Lower Delta volumes hit Nampack

15 Feb, 2015 - 00:02 0 Views
Lower Delta volumes hit Nampack Nampack is being weighed down by declining sales volumes at Delta Corporation

The Sunday Mail

Nampack is being weighed down by declining sales volumes at Delta Corporation

Nampack is being weighed down by declining sales volumes at Delta Corporation

Enacy Mapakame – Business Reporter

LISTED plastic and metal packaging manufacturer Nampack is being weighed down by declining sales volumes at giant beverages maker Delta Corporation.

Delta is the largest consumer of metal canning products and metal bottle caps from Carnaud Metalbox (CMB), a unit of Nampack.

For the nine months to December 31, 2014, Delta reported that lager beer volumes dropped 20 percent from the same period a year earlier, while sparkling and alternative beverages slumped 6 percent.

On the sidelines of the firm’s AGM in Harare last Wednesday, Nampak group managing director Mr John Van Gend said: “Obviously when there are demand issues at any of the clients, we as suppliers are affected.”
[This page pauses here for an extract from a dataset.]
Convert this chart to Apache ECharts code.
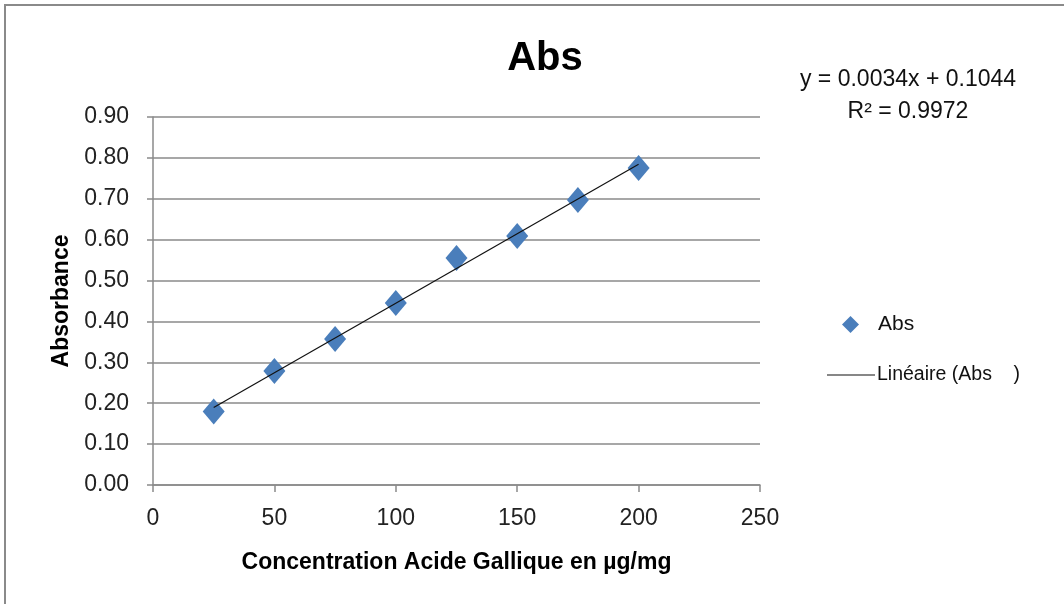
<!DOCTYPE html>
<html>
<head>
<meta charset="utf-8">
<script src="https://cdn.jsdelivr.net/npm/echarts@6/dist/echarts.min.js"></script>
<style>
html,body{margin:0;padding:0;background:#fff;}
#c{width:1064px;height:604px;}
</style>
</head>
<body>
<div id="c"></div>
<script>
const concentrations = [25, 50, 75, 100, 125, 150, 175, 200];
const absorbances = [0.180, 0.279, 0.357, 0.445, 0.555, 0.609, 0.697, 0.775];
const trendSlope = 0.0034;
const trendIntercept = 0.1044;
const trendRange = [25, 200];
const equationLines = ['y = 0.0034x + 0.1044', 'R² = 0.9972'];
const seriesName = 'Abs';
const trendName = 'Linéaire (Abs    )';

const FONT = "'Liberation Sans', Arial, sans-serif";
const chart = echarts.init(document.getElementById('c'), null, {renderer: 'canvas'});

const scatterData = concentrations.map((x, i) => [x, absorbances[i]]);
const trendData = trendRange.map(x => [x, trendSlope * x + trendIntercept]);

chart.setOption({
  backgroundColor: '#fff',
  animation: false,
  title: {
    text: 'Abs', left: 540, top: 34, textAlign: 'center',
    textStyle: {fontFamily: FONT, fontSize: 40, fontWeight: 'bold', color: '#000'}
  },
  grid: {left: 153, right: 304, top: 117, bottom: 119, containLabel: false},
  xAxis: {
    type: 'value', min: 0, max: 250, interval: 50,
    name: 'Concentration Acide Gallique en µg/mg',
    nameLocation: 'middle', nameGap: 66,
    nameTextStyle: {fontFamily: FONT, fontSize: 23, fontWeight: 'bold', color: '#000'},
    axisLine: {show: true, lineStyle: {color: '#8a8a8a', width: 1.5}},
    axisTick: {show: true, length: 7, inside: false, lineStyle: {color: '#8a8a8a', width: 1.5}},
    axisLabel: {fontFamily: FONT, fontSize: 23, color: '#222', margin: 22},
    splitLine: {show: false}
  },
  yAxis: {
    type: 'value', min: 0, max: 0.9, interval: 0.1,
    name: 'Absorbance', nameLocation: 'middle', nameGap: 80, nameRotate: 90,
    nameTextStyle: {fontFamily: FONT, fontSize: 23, fontWeight: 'bold', color: '#000'},
    axisLine: {show: true, lineStyle: {color: '#8a8a8a', width: 1.5}},
    axisTick: {show: true, length: 6, inside: false, lineStyle: {color: '#8a8a8a', width: 1.5}},
    axisLabel: {fontFamily: FONT, fontSize: 23, color: '#222', margin: 24,
      formatter: v => v.toFixed(2)},
    splitLine: {show: true, lineStyle: {color: '#8a8a8a', width: 1.5}}
  },
  legend: [
    {
      data: [{name: seriesName, icon: 'diamond'}],
      left: 837, top: 309, itemWidth: 17, itemHeight: 17, itemGap: 10,
      textStyle: {fontFamily: FONT, fontSize: 21, color: '#111', padding: [0, 0, 0, 14]},
      selectedMode: false
    },
    {
      data: [{name: trendName, icon: 'path://M0,0 L48,0 L48,1 L0,1 Z'}],
      left: 822, top: 360, itemWidth: 48, itemHeight: 1.3, itemGap: 0,
      textStyle: {fontFamily: FONT, fontSize: 19.5, color: '#111', padding: [0, 0, 0, -3]},
      selectedMode: false
    }
  ],
  series: [
    {
      name: trendName, type: 'line', data: trendData, symbol: 'none',
      lineStyle: {color: '#111', width: 1.2}, itemStyle: {color: '#111'}, z: 3, silent: true
    },
    {
      name: seriesName, type: 'scatter', data: scatterData, symbol: 'diamond', symbolSize: [22, 26],
      itemStyle: {color: '#4A7EBB', opacity: 1}, z: 2
    }
  ],
  graphic: [
    {type: 'rect', shape: {x: 5, y: 5, width: 1200, height: 800}, style: {fill: 'none', stroke: '#8a8a8a', lineWidth: 2}, silent: true},
    {type: 'text', x: 908, y: 80, style: {text: equationLines[0], fontFamily: FONT, fontSize: 23, fill: '#111', align: 'center', verticalAlign: 'middle'}},
    {type: 'text', x: 908, y: 112, style: {text: equationLines[1], fontFamily: FONT, fontSize: 23, fill: '#111', align: 'center', verticalAlign: 'middle'}}
  ]
});
</script>
</body>
</html>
It is understood that margins are under pressure due to demand for lower prices triggered by an influx of cheaper imports.

The continued appreciation of the United States dollar against South Africa’s rand is making imported goods attractive for local consumers.

South Africa is Zimbabwe’s largest trading partner.

Recent figures from the Zimbabwe Statistical Agency show the country’s import bill declined from US$8 billion in 2013 to US$6,4 billion in 2014.

“One of the areas of most concern to our group at present is the proliferation of imported products, particularly coming out of South Africa, at what can only be described as penetration prices. This is having a material effect on both volumes and margins in certain product areas of our business.

“We are also seeing our major customers suffering from reduced demand, which naturally has a knock-on effect for us. But these problems are not unique to us only,” added Mr Gend.

According to the Confederation of Zimbabwe Industries 2014 Manufacturing Sector Survey, fierce competition from Brazil, Russia, India, China and South Africa is threatening to put domestic producers out of business.

Direct foreign competition rose to over 90 percent in 2014 from 58 percent in 2013, with the largest supply of imports coming from the BRICS.

A CZI tour of the country’s five leading packaging companies late last year revealed the dire state of the sector.

The closure of Reckitt Benckiser, a multinational consumer goods company, and continued viability problems at Cairns, heavily dented the business of local packing manufacturers.

CMB is presently operating at 10 percent better than last year. Demand for cans is still low.

However, Nampack’s other units – Megapack, a manufacturer of plastic packaging products; and Hunyani, a paper product maker — performed relatively well.

But volumes at Megapak are lagging behind last year’s figures.

Nampack has a 49 percent stake in Megapak, while Delta Corporation holds the remainder.

The Johannesburg Stock Exchange-listed firm also has a 38,6 percent shareholding in Hunyani, though Nampak wholly owns CMB.

The group has invested over US$5 million in different projects: US$2,5 million will go towards new tobacco boxing equipment at Hunyani Corrugated, while the remainder will capacitate Megapak.

“A further US$3 million worth of capital injections are currently being looked at and we expect final approval of these projects by end of March,” said Mr Gend.